New England is likely to activate either fourth-round rookie Pierre Strong, who was a healthy scratch in Week 1, or third-year pro J.J. Taylor, who is on the practice squad, for additional depth behind their two featured backs, but it might not trust either to have a real role on offense. Strong has been viewed as a potential long-term successor to White but didn’t look ready to take up that mantle this summer after missing the start of training camp with an injury.
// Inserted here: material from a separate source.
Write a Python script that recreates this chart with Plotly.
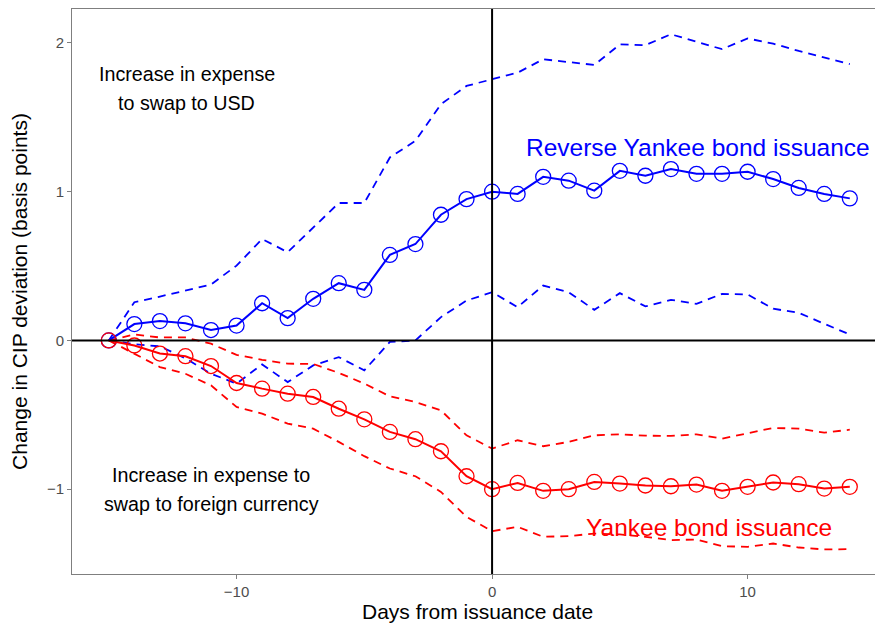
import plotly.graph_objects as go

# days relative to issuance
days = list(range(-15, 15))

# Reverse Yankee bond issuance (blue)
rev_mean = [0.00, 0.11, 0.13, 0.115, 0.07, 0.10, 0.25, 0.15, 0.28, 0.385, 0.34,
            0.575, 0.648, 0.845, 0.95, 1.00, 0.985, 1.10, 1.074, 1.007, 1.14,
            1.107, 1.152, 1.12, 1.12, 1.134, 1.085, 1.025, 0.985, 0.955]
rev_upper = [0.00, 0.257, 0.295, 0.335, 0.376, 0.503, 0.682, 0.593, 0.76, 0.924, 0.924,
             1.23, 1.342, 1.588, 1.711, 1.756, 1.80, 1.89, 1.87, 1.852, 1.99,
             1.985, 2.058, 2.009, 1.958, 2.03, 1.995, 1.946, 1.90, 1.857]
rev_lower = [0.00, -0.025, -0.04, -0.12, -0.224, -0.29, -0.161, -0.28, -0.168, -0.112, -0.201,
             -0.01, 0.00, 0.157, 0.268, 0.324, 0.224, 0.369, 0.324, 0.206, 0.318,
             0.229, 0.273, 0.246, 0.313, 0.309, 0.213, 0.186, 0.112, 0.04]

# Yankee bond issuance (red)
yan_mean = [0.00, -0.034, -0.088, -0.106, -0.172, -0.286, -0.324, -0.358, -0.38, -0.459, -0.53,
            -0.615, -0.664, -0.745, -0.913, -1.00, -0.958, -1.011, -1.00, -0.951, -0.962,
            -0.975, -0.98, -0.969, -1.011, -0.984, -0.955, -0.966, -0.996, -0.984]
yan_upper = [0.00, 0.04, 0.02, 0.02, -0.022, -0.097, -0.13, -0.156, -0.158, -0.218, -0.29,
             -0.376, -0.414, -0.47, -0.638, -0.727, -0.671, -0.711, -0.682, -0.638, -0.631,
             -0.64, -0.642, -0.631, -0.66, -0.626, -0.588, -0.593, -0.62, -0.60]
yan_lower = [0.00, -0.09, -0.179, -0.224, -0.302, -0.447, -0.492, -0.559, -0.593, -0.682, -0.778,
             -0.861, -0.913, -1.018, -1.186, -1.282, -1.253, -1.32, -1.315, -1.298, -1.304,
             -1.32, -1.342, -1.338, -1.383, -1.387, -1.365, -1.392, -1.405, -1.403]

BLUE = "#0000ff"
RED = "#ff0000"
FONT = "Liberation Sans, Arial, sans-serif"

fig = go.Figure()

# zero reference lines
fig.add_hline(y=0, line=dict(color="black", width=2))
fig.add_vline(x=0, line=dict(color="black", width=2))

for vals, color in [(rev_upper, BLUE), (rev_lower, BLUE), (yan_upper, RED), (yan_lower, RED)]:
    fig.add_trace(go.Scatter(x=days, y=vals, mode="lines",
                             line=dict(color=color, width=1.8, dash="8px,6px"),
                             showlegend=False, hoverinfo="skip"))

for vals, color in [(rev_mean, BLUE), (yan_mean, RED)]:
    fig.add_trace(go.Scatter(x=days, y=vals, mode="lines+markers",
                             line=dict(color=color, width=2),
                             marker=dict(symbol="circle-open", size=15,
                                         color=color, line=dict(width=1.3, color=color)),
                             showlegend=False))

# text annotations (one per line to get the wider line spacing)
notes = [
    (-11.95, 1.792, "Increase in expense", "black", 19.7),
    (-11.95, 1.597, "to swap to USD", "black", 19.7),
    (-11.0, -0.906, "Increase in expense to", "black", 19.7),
    (-11.0, -1.10, "swap to foreign currency", "black", 19.7),
    (8.07, 1.30, "Reverse Yankee bond issuance", BLUE, 24.5),
    (8.5, -1.255, "Yankee bond issuance", RED, 24.5),
]
for x, y, txt, col, size in notes:
    fig.add_annotation(x=x, y=y, text=txt, showarrow=False,
                       font=dict(family=FONT, size=size, color=col),
                       xanchor="center", yanchor="middle")

# x axis title as annotation so it stays inside the page
fig.add_annotation(x=0.5, y=-0.067, xref="paper", yref="paper", showarrow=False,
                   text="Days from issuance date", xanchor="center", yanchor="middle",
                   font=dict(family=FONT, size=21, color="black"))

axis_common = dict(showgrid=False, zeroline=False, showline=True, mirror=True, automargin=False,
                   linecolor="#7f7f7f", linewidth=1, ticks="outside", ticklen=4,
                   tickcolor="#7f7f7f", tickfont=dict(family=FONT, size=15, color="#4d4d4d"))

fig.update_xaxes(range=[-16.44, 15.26], tickvals=[-10, 0, 10], ticktext=["\u221210", "0", "10"],
                 **axis_common)
fig.update_yaxes(range=[-1.57, 2.228], tickvals=[-1, 0, 1, 2], ticktext=["\u22121", "0", "1", "2"],
                 title=dict(text="Change in CIP deviation (basis points)",
                            font=dict(family=FONT, size=21, color="black")),
                 **axis_common)

# page body adds 8px around the figure, so size it to fit without scrollbars
fig.update_layout(width=875, height=615, plot_bgcolor="white", paper_bgcolor="white",
                  margin=dict(l=64, r=1, t=1, b=49), font=dict(family=FONT))

fig.write_html("out.html")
Taylor has just played just 102 offensive snaps over his two pro seasons and totaled 45 yards from scrimmage in 2021.

The Patriots likely will prioritize pass protection when choosing Montgomery’s replacement, especially against a sack-happy defense like Pittsburgh’s.

4. Can the Patriots make Mitch Trubisky look like Mitch Trubisky?
The Steelers pulled off an impressive Week 1 upset over the defending AFC champion Bengals, but that win came in spite of their Trubisky-led offense, not because of it.

Pittsburgh scored just one offensive touchdown, went three-and-out five times and failed to reach the end zone on two drives that began inside Cincy territory. Trubisky, the Chicago Bears draft bust who most recently was backing up Josh Allen in Buffalo, looked entirely unthreatening in his first Steelers start, completing just four passes that traveled more than 10 yards downfield.

That the Steelers dominated the turnover battle 5-0 yet still needed a last-second overtime field goal to win — after the Bengals had an extra point blocked and missed another chip shot, to boot — illustrated just how poorly their offense performed.

If the Patriots can protect the underneath areas and limit run-after-catch opportunities for players like Chase Claypool — whom Belichick compared to Rob Gronkowski this week — their defense should be able to stymie the Steelers. And given the way their own offense has fared lately, they might need to keep Pittsburgh’s point total in the teens to have a chance of evening their record.

5. Can New England avoid another slow start?
The Patriots haven’t proven capable of overcoming large deficits in the post-Tom Brady era, and they’ve faced those far too frequently of late. Over their last six games dating back to last season, the Patriots have fallen behind 27-0 once, 20-0 once and 17-0 twice, including last week in Miami. They went on to lose all four of those games, three by double digits.

Limiting the mistakes that spotted opponents those early leads — turnovers, errors in pass protection, defensive breakdowns — will be vital this week. The Patriots do not want to face a scenario where a recently injured Jones must climb out of a two-touchdown hole against a defense as talented and savvy as the Steelers’.